Given records:
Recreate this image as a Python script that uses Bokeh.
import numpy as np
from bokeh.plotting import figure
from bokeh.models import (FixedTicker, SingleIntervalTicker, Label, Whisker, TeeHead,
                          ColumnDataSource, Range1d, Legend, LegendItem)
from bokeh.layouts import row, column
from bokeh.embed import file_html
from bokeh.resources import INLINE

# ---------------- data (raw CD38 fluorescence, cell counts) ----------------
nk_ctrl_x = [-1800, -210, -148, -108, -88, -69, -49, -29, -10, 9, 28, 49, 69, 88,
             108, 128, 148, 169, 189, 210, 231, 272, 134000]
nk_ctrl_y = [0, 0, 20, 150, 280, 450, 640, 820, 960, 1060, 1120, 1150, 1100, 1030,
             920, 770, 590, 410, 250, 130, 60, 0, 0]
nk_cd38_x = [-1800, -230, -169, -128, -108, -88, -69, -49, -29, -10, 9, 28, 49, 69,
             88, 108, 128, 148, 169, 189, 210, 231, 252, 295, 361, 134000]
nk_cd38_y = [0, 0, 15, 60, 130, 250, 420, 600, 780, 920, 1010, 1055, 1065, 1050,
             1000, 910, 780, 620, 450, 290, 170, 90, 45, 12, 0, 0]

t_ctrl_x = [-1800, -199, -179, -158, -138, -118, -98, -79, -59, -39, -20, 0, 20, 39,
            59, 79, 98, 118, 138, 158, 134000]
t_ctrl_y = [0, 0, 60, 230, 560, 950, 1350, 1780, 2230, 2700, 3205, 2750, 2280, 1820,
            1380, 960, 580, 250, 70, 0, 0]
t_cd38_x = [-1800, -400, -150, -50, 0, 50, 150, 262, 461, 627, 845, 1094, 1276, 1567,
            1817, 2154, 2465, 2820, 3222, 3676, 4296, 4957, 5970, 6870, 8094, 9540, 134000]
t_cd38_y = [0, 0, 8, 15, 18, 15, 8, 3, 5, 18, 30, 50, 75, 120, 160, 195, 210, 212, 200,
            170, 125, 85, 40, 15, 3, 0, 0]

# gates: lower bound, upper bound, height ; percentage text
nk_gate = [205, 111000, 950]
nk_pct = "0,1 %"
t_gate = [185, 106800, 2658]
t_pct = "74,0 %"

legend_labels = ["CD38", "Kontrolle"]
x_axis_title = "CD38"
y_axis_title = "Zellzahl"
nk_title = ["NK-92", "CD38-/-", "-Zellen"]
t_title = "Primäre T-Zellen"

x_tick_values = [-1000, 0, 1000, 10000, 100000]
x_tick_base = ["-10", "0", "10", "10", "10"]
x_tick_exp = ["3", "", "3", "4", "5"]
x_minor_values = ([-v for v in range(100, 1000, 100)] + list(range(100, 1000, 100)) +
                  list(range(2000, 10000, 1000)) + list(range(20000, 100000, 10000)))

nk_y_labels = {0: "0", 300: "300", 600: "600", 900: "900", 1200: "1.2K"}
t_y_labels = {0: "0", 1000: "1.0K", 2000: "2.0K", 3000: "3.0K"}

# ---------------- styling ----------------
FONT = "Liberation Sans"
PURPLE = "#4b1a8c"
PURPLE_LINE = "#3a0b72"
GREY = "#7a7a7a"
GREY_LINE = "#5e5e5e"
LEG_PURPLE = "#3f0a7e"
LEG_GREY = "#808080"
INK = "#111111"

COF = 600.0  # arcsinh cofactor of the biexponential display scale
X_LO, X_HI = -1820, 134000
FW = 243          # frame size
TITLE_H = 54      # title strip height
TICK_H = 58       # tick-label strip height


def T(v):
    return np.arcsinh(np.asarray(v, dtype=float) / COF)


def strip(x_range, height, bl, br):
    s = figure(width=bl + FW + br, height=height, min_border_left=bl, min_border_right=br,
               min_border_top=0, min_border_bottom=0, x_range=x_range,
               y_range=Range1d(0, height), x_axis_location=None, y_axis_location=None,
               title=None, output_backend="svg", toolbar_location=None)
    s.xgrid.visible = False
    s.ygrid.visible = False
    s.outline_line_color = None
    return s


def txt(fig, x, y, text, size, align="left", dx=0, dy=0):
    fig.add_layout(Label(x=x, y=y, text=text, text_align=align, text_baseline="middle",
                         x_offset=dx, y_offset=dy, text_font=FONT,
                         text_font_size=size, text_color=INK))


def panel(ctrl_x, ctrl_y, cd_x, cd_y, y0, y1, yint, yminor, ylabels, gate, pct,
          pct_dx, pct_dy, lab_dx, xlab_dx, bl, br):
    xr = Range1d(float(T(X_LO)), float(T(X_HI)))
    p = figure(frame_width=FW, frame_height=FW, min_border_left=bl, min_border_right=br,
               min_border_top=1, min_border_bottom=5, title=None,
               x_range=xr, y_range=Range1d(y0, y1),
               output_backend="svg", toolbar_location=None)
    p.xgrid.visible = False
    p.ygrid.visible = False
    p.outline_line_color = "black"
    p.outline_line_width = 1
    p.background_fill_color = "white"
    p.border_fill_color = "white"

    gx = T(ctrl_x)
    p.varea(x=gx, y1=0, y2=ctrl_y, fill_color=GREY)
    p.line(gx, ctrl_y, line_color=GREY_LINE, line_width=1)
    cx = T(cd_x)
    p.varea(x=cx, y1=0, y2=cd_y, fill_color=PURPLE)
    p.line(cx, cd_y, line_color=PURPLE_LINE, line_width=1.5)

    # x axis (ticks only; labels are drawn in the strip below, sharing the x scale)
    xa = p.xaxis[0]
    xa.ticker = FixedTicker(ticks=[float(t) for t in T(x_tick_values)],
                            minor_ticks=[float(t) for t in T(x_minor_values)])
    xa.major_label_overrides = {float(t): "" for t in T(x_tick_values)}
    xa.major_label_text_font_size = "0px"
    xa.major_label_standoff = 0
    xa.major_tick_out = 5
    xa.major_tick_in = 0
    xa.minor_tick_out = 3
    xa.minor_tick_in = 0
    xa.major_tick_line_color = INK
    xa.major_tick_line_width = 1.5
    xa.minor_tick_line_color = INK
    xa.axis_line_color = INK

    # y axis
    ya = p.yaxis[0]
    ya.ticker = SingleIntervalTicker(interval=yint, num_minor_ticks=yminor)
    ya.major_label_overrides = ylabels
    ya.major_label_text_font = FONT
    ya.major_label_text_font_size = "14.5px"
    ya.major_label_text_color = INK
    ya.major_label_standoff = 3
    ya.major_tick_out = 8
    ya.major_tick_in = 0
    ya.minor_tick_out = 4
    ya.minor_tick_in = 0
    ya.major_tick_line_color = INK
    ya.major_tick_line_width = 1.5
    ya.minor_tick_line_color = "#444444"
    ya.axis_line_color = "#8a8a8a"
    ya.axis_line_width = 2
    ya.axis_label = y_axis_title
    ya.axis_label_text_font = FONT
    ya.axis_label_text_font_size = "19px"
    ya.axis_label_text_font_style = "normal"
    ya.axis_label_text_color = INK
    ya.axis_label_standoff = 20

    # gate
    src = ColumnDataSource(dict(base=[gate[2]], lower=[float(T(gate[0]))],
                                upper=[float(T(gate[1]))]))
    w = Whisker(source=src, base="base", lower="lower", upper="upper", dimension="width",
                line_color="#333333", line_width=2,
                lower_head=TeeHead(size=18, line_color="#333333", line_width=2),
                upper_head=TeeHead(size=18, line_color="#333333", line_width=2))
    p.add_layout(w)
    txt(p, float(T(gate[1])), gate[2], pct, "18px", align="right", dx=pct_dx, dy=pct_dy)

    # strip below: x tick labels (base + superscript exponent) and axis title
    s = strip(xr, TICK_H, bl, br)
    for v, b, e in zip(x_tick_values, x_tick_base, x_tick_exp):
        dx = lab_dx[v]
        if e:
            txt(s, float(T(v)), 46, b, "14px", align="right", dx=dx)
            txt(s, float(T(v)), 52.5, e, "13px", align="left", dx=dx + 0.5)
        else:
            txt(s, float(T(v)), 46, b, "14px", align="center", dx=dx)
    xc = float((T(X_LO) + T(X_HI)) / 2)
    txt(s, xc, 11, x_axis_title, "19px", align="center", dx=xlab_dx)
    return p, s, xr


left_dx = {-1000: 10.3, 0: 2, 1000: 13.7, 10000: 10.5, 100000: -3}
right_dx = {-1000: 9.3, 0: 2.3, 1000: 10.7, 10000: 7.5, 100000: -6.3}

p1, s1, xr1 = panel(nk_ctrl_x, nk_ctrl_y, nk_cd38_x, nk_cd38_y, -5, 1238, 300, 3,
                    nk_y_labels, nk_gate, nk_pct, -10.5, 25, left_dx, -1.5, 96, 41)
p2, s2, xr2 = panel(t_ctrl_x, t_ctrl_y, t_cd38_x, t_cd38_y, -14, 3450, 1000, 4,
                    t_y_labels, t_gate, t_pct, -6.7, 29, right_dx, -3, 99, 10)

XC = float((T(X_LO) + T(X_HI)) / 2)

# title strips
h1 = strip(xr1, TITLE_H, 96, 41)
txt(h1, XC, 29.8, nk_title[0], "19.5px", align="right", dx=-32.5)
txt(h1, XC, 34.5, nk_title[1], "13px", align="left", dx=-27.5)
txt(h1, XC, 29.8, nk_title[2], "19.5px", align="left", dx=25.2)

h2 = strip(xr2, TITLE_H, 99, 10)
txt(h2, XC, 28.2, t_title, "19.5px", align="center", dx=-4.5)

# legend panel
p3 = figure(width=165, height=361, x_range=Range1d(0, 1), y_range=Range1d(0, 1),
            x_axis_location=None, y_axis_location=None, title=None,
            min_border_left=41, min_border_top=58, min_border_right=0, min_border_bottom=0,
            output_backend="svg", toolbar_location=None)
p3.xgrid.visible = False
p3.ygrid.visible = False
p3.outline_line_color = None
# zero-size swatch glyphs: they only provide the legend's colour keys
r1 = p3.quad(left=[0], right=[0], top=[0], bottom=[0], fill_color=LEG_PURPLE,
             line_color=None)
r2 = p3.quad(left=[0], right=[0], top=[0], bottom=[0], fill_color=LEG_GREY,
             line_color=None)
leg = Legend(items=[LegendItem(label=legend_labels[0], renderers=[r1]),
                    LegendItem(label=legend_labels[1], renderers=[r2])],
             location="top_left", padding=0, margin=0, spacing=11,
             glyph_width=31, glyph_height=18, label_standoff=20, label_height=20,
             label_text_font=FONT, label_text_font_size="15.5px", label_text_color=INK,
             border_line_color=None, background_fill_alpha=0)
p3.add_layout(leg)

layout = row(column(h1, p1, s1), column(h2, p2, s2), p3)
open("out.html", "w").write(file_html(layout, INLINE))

==

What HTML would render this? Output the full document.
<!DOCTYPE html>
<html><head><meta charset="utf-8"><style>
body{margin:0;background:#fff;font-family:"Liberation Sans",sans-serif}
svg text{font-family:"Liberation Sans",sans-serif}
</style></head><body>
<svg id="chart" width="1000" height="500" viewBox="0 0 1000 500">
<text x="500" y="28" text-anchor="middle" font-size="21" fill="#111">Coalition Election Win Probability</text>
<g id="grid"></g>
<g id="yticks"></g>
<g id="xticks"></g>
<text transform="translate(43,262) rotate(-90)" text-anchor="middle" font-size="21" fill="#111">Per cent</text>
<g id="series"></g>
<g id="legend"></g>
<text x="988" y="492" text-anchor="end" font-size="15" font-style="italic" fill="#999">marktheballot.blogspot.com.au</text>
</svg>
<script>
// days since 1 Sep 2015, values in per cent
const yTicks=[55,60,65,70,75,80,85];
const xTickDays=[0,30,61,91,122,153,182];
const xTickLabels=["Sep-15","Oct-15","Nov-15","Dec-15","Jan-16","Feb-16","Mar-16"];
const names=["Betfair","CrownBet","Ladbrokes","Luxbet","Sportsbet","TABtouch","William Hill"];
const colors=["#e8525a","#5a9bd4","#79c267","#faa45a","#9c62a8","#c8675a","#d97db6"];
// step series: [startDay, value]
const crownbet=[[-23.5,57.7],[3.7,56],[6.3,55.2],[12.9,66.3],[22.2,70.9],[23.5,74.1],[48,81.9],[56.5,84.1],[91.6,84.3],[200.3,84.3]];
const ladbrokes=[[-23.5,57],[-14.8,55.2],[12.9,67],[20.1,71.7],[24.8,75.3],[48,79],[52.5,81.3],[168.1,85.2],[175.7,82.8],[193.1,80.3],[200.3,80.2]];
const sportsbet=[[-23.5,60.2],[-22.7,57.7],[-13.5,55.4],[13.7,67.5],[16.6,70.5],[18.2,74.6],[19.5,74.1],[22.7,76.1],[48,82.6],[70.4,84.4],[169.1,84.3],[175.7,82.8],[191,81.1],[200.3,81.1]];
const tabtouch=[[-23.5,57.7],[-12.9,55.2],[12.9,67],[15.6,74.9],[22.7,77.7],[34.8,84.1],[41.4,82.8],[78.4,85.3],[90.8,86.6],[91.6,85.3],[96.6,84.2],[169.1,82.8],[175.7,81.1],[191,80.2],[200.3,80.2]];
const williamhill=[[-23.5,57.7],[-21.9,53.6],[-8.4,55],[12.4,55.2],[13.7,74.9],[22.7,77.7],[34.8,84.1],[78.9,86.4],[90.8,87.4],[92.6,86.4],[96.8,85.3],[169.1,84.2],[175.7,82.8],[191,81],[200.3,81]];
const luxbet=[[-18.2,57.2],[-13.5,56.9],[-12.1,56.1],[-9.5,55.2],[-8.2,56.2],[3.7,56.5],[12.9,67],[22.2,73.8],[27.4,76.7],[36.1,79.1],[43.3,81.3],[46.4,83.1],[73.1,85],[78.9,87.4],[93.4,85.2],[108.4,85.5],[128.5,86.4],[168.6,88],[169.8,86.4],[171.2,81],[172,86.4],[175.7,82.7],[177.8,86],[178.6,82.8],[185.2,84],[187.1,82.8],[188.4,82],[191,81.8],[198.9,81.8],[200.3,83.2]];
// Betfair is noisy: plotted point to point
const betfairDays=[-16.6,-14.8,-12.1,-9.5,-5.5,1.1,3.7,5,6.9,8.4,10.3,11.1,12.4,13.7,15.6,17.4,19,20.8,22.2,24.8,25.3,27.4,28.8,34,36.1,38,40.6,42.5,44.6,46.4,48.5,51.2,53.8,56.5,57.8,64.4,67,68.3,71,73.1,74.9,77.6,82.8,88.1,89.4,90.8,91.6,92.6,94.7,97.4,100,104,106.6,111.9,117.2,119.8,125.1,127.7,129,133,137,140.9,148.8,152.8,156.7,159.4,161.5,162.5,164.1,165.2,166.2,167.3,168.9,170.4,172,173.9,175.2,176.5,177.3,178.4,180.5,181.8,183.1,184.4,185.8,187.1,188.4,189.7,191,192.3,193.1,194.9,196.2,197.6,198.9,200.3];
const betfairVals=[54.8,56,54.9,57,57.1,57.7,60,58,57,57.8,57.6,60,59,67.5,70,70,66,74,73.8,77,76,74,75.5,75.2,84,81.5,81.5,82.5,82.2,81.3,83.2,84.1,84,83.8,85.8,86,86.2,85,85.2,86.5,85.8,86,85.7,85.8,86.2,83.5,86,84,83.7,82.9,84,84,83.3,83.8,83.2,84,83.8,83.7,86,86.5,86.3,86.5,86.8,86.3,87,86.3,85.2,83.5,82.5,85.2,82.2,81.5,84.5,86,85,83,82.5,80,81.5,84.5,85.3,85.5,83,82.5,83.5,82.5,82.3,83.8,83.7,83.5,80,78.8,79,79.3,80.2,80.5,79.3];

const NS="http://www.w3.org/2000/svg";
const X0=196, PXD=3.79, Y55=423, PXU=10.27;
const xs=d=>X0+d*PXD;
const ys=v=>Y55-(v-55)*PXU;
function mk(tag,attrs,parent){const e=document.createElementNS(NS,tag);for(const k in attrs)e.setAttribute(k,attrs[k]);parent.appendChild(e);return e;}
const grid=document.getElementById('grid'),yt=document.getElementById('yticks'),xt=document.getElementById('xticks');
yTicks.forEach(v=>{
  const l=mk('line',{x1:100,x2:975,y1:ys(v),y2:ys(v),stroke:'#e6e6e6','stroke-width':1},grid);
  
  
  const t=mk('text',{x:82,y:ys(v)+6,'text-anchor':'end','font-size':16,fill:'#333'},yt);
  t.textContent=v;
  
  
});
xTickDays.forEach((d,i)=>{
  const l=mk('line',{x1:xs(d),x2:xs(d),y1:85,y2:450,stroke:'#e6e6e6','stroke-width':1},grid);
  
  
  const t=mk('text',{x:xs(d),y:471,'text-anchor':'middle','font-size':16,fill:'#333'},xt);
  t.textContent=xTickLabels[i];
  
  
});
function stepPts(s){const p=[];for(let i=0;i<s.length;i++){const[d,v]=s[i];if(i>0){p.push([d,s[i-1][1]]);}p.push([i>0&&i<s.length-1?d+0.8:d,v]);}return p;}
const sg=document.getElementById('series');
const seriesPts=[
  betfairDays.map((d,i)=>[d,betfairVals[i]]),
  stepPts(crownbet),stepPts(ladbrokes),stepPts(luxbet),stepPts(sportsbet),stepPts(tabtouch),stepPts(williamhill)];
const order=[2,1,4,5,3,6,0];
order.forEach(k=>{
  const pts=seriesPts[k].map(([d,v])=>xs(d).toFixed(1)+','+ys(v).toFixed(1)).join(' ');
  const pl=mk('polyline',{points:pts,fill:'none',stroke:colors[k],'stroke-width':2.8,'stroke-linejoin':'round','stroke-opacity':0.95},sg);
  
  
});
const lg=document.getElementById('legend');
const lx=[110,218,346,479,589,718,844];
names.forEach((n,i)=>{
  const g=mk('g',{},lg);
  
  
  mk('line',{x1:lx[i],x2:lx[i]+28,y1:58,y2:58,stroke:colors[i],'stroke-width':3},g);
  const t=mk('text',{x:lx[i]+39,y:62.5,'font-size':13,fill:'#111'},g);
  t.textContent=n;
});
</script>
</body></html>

Task details:
Look through the entries above for the word "this". Copy every line where it shows up.

Exercise response:
Recreate this image as a Python script that uses Bokeh.
What HTML would render this? Output the full document.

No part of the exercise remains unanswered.